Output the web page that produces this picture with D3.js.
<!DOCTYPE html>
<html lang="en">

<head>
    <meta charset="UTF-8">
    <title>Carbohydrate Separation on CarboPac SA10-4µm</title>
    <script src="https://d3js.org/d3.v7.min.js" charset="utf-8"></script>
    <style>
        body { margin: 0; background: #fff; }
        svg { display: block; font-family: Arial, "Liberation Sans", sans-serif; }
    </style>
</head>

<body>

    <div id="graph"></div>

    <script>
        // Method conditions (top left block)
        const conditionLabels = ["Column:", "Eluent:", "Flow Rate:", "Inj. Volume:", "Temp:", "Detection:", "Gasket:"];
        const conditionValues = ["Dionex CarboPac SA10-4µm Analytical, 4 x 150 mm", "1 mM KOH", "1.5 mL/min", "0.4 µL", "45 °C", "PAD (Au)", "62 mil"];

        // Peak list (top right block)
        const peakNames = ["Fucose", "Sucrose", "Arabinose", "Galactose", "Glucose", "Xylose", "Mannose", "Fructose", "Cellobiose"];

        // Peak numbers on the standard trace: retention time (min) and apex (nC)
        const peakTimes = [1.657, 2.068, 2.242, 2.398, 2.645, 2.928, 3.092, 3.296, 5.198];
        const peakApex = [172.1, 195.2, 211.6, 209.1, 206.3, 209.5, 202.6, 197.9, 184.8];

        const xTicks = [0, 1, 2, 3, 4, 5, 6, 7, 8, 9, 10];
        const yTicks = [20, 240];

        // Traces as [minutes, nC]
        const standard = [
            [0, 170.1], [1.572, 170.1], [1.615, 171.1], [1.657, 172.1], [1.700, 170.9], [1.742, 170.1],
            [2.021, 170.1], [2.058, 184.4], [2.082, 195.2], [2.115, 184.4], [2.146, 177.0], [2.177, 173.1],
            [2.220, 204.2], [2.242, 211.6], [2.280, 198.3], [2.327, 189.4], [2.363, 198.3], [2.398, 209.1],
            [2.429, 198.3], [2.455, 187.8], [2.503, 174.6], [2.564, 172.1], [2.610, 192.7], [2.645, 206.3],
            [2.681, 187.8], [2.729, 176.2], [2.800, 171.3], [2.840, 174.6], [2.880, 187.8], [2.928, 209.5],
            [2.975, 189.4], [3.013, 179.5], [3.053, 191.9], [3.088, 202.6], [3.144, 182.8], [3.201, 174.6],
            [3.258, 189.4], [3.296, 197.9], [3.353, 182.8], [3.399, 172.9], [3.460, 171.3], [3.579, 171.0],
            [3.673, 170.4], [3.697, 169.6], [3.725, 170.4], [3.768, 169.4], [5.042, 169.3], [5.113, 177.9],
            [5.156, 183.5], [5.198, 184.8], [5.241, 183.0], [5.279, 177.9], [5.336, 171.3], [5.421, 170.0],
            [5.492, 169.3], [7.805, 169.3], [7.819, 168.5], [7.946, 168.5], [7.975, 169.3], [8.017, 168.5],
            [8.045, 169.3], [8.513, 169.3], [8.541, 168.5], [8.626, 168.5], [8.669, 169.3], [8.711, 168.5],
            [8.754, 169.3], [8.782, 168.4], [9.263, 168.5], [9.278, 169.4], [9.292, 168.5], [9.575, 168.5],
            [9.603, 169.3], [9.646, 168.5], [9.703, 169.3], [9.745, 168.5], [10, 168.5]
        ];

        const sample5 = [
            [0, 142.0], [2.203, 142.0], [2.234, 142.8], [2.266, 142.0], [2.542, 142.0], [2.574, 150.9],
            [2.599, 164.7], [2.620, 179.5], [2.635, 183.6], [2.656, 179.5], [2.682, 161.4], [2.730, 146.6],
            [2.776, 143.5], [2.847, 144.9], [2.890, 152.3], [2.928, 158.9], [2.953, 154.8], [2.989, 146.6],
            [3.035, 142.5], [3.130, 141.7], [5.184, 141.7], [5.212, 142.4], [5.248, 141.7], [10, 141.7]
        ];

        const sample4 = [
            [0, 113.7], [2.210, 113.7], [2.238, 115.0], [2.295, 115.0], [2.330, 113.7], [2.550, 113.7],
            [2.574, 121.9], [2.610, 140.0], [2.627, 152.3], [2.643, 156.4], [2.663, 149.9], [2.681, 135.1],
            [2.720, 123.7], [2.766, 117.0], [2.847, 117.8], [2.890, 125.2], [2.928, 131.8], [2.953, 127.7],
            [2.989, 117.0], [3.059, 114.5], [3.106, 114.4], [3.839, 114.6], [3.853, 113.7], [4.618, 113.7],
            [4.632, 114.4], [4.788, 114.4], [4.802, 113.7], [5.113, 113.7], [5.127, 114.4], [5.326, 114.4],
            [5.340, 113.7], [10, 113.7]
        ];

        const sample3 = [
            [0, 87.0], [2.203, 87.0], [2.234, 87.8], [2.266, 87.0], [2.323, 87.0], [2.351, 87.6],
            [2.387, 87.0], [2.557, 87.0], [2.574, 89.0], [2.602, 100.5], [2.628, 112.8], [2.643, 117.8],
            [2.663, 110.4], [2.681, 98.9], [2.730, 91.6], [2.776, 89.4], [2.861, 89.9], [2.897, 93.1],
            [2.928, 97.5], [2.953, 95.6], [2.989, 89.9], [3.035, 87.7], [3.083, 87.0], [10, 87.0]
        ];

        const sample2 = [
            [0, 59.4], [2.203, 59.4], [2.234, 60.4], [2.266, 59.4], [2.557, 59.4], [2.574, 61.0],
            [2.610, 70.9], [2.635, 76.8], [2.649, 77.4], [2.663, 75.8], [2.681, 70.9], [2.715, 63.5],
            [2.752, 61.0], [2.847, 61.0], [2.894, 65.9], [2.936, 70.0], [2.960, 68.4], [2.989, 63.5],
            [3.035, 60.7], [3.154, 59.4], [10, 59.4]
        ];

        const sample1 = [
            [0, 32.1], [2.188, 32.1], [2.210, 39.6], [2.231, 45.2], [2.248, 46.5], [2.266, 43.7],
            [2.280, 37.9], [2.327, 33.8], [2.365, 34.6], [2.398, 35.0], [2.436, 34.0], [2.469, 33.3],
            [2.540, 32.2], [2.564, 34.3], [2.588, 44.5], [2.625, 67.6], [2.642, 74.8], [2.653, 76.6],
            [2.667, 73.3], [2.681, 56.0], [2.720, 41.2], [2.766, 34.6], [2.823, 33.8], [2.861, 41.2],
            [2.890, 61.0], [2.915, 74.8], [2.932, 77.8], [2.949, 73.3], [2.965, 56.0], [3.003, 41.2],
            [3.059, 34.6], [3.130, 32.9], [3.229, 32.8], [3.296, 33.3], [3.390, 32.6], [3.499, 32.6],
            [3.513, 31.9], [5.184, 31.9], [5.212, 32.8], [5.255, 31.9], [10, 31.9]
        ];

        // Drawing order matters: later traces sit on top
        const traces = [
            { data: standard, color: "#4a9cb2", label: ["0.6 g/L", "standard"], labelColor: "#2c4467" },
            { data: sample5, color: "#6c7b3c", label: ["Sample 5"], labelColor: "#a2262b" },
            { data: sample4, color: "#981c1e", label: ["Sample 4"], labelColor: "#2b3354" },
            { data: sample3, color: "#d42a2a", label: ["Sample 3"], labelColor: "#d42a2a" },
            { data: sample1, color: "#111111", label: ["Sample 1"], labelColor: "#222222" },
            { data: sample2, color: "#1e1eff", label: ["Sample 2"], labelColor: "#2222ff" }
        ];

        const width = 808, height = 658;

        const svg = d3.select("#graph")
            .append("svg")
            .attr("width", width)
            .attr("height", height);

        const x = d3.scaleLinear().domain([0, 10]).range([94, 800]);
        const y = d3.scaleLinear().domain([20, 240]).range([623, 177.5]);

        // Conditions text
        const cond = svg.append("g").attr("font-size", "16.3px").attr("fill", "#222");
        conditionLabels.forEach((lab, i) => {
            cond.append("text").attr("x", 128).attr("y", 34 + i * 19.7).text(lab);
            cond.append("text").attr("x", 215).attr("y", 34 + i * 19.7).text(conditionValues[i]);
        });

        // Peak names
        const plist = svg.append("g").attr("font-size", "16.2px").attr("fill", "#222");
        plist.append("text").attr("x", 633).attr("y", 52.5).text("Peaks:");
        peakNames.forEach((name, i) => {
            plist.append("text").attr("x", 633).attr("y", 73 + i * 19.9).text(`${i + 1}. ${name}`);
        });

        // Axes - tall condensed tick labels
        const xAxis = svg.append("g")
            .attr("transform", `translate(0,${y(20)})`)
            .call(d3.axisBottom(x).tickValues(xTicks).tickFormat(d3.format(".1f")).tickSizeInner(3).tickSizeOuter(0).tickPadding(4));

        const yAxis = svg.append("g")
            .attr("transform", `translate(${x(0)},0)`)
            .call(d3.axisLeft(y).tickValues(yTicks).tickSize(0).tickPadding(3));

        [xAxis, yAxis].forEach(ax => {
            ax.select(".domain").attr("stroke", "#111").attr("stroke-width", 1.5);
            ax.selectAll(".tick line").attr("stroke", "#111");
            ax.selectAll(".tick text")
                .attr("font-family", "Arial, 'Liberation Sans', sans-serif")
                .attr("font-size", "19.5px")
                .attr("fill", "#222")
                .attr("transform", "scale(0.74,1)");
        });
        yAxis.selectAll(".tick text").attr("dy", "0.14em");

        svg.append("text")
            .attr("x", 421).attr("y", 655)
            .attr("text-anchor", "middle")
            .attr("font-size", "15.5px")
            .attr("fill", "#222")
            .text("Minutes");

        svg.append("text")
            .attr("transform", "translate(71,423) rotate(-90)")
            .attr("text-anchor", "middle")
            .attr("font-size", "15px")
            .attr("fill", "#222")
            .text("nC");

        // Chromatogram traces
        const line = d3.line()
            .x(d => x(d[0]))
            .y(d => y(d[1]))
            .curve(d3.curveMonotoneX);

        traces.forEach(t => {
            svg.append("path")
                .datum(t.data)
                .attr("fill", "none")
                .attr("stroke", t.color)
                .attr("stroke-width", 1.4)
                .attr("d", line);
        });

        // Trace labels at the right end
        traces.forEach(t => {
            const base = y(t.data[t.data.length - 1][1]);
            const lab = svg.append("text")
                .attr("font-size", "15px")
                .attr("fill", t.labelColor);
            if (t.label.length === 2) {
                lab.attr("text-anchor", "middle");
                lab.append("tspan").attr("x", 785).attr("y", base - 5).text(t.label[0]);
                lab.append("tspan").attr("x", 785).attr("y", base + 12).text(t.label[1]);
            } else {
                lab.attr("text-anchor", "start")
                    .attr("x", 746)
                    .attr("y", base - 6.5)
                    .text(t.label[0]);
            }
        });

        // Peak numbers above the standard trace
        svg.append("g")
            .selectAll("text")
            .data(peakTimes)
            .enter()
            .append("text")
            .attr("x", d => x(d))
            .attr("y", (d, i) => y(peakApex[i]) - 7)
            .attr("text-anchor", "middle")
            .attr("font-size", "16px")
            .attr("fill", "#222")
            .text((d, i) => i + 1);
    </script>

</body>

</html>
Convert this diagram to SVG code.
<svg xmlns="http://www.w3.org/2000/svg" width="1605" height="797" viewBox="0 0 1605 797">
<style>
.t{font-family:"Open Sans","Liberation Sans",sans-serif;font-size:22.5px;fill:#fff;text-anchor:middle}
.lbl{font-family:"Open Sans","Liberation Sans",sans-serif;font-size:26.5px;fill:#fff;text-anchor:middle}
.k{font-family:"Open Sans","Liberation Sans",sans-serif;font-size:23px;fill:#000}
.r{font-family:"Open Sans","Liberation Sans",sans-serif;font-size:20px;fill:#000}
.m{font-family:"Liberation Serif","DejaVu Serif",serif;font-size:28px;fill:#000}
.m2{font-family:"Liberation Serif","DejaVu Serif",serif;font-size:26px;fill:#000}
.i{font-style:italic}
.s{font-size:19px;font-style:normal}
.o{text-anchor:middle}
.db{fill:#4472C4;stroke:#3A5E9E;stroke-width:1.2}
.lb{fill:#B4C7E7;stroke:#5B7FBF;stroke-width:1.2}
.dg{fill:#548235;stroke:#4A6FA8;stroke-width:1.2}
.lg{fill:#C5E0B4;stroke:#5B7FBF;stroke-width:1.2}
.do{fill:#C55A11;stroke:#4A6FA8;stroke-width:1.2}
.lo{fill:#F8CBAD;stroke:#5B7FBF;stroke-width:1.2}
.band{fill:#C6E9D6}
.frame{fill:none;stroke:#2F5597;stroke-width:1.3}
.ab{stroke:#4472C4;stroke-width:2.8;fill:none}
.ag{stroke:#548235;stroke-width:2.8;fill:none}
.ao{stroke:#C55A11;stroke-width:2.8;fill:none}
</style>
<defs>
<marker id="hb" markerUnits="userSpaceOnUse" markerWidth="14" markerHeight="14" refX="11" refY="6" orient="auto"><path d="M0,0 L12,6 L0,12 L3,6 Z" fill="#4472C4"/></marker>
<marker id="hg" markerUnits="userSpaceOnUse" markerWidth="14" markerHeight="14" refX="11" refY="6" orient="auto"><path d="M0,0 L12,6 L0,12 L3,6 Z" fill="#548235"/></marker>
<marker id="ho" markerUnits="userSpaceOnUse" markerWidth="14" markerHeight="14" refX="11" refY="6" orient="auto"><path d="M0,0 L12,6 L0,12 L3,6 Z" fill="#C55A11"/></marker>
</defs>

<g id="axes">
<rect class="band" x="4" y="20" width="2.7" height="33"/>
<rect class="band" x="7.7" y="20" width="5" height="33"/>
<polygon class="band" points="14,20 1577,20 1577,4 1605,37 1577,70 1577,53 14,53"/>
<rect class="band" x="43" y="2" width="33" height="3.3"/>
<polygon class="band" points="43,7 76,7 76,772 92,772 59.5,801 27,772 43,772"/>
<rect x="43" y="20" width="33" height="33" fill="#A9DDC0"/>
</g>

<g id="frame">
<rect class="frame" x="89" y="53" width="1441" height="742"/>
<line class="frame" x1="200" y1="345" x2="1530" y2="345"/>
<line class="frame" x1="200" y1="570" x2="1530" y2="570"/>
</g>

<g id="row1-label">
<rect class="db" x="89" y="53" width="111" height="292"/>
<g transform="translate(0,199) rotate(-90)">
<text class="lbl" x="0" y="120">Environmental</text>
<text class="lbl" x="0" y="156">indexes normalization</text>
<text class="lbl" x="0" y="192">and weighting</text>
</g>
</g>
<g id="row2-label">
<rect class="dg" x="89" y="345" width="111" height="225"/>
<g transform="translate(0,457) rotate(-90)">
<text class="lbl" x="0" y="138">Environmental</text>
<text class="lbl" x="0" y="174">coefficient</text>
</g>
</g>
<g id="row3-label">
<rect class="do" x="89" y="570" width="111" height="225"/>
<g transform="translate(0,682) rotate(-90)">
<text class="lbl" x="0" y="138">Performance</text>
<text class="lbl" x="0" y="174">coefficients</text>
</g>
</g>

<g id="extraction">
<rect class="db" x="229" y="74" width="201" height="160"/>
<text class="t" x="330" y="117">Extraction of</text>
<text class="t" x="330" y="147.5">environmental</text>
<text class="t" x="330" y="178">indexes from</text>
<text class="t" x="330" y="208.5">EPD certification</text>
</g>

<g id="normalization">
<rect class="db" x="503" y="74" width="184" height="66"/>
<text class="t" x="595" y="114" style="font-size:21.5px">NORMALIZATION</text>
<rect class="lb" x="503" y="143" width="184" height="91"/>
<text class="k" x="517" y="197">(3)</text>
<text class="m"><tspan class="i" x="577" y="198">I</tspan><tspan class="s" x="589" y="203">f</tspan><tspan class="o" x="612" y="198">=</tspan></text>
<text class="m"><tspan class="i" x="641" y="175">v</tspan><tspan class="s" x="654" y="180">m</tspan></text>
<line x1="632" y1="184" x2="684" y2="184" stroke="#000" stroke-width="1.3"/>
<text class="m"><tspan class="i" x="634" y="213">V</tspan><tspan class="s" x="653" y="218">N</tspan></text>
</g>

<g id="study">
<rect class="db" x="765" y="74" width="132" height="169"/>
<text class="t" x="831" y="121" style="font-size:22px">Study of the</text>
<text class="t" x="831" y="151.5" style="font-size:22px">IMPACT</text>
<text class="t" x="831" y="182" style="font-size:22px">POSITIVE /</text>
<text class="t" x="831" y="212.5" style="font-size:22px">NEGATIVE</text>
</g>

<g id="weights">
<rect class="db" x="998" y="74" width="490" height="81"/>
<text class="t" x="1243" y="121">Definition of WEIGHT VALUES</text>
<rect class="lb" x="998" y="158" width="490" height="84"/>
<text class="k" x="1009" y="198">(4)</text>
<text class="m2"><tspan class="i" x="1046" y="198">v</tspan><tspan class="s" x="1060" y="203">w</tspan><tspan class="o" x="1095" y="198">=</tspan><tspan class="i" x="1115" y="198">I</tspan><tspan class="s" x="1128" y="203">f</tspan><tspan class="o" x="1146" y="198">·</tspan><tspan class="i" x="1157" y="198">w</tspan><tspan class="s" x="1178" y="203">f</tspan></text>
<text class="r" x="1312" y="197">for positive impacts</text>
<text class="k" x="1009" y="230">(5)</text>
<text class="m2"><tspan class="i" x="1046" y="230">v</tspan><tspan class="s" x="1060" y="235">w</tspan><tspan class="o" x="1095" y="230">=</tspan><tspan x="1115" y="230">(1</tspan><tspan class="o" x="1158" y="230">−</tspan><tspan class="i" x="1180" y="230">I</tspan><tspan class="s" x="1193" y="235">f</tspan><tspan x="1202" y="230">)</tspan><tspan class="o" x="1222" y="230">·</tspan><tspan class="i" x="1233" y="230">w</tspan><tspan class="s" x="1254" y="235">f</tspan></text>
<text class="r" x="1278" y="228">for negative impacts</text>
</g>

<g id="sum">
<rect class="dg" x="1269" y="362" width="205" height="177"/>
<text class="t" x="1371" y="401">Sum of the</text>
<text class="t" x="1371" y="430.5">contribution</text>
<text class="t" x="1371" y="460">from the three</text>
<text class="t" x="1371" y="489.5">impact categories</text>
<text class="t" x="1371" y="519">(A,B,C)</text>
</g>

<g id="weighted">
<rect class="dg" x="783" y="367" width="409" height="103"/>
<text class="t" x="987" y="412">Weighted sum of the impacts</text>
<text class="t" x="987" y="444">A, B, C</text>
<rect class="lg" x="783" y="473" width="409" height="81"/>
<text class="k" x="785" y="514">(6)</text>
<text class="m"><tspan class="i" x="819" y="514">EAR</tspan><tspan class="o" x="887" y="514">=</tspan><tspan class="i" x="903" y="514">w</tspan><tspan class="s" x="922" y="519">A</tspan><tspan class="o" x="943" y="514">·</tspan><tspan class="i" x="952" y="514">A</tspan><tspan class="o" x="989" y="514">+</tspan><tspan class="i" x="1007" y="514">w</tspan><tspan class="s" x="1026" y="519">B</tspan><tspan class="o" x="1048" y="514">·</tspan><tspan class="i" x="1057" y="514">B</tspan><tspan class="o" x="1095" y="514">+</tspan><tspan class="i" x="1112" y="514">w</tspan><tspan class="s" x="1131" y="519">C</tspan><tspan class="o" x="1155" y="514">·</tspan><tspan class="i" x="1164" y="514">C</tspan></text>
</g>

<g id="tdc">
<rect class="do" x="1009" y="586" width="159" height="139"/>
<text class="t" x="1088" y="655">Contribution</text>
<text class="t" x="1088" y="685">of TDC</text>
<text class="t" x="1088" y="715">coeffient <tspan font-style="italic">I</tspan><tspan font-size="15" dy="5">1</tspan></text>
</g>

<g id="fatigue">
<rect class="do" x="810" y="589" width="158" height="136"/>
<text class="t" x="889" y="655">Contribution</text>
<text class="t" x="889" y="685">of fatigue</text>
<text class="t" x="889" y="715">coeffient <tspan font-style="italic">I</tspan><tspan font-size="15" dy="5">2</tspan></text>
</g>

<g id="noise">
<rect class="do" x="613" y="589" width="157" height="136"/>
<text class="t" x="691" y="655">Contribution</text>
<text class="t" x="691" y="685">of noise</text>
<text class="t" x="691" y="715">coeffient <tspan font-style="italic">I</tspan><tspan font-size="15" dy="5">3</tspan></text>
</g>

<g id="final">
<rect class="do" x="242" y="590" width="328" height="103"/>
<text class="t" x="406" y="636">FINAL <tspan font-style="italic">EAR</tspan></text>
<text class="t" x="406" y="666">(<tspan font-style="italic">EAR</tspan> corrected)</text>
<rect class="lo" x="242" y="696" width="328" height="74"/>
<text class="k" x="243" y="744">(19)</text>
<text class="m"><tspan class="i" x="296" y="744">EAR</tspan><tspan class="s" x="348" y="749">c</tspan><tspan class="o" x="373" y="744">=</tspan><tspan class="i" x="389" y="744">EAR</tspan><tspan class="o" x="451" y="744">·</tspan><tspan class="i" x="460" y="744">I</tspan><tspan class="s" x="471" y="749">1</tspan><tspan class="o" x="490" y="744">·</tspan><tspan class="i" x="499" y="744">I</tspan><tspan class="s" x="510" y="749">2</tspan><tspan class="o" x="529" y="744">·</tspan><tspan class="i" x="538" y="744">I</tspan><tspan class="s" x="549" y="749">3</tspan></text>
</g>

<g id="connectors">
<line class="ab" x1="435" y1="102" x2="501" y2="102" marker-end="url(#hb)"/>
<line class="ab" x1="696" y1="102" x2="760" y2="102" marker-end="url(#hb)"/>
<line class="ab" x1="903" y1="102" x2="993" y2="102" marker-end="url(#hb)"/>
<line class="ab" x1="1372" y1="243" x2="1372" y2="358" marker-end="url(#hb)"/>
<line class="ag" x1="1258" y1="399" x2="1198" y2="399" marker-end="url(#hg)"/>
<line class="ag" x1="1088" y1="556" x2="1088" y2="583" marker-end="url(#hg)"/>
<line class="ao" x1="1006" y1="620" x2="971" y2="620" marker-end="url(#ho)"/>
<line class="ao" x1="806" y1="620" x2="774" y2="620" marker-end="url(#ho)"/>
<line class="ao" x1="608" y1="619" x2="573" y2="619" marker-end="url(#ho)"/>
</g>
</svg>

→ **Instructions for the task**
Return exactly, please, the lines of the material from the first one down to and including the line where "SA10-4µm Analytical, 4" appears.

→ **Exercise output**
Output the web page that produces this picture with D3.js.
<!DOCTYPE html>
<html lang="en">

<head>
    <meta charset="UTF-8">
    <title>Carbohydrate Separation on CarboPac SA10-4µm</title>
    <script src="https://d3js.org/d3.v7.min.js" charset="utf-8"></script>
    <style>
        body { margin: 0; background: #fff; }
        svg { display: block; font-family: Arial, "Liberation Sans", sans-serif; }
    </style>
</head>

<body>

    <div id="graph"></div>

    <script>
        // Method conditions (top left block)
        const conditionLabels = ["Column:", "Eluent:", "Flow Rate:", "Inj. Volume:", "Temp:", "Detection:", "Gasket:"];
        const conditionValues = ["Dionex CarboPac SA10-4µm Analytical, 4 x 150 mm", "1 mM KOH", "1.5 mL/min", "0.4 µL", "45 °C", "PAD (Au)", "62 mil"];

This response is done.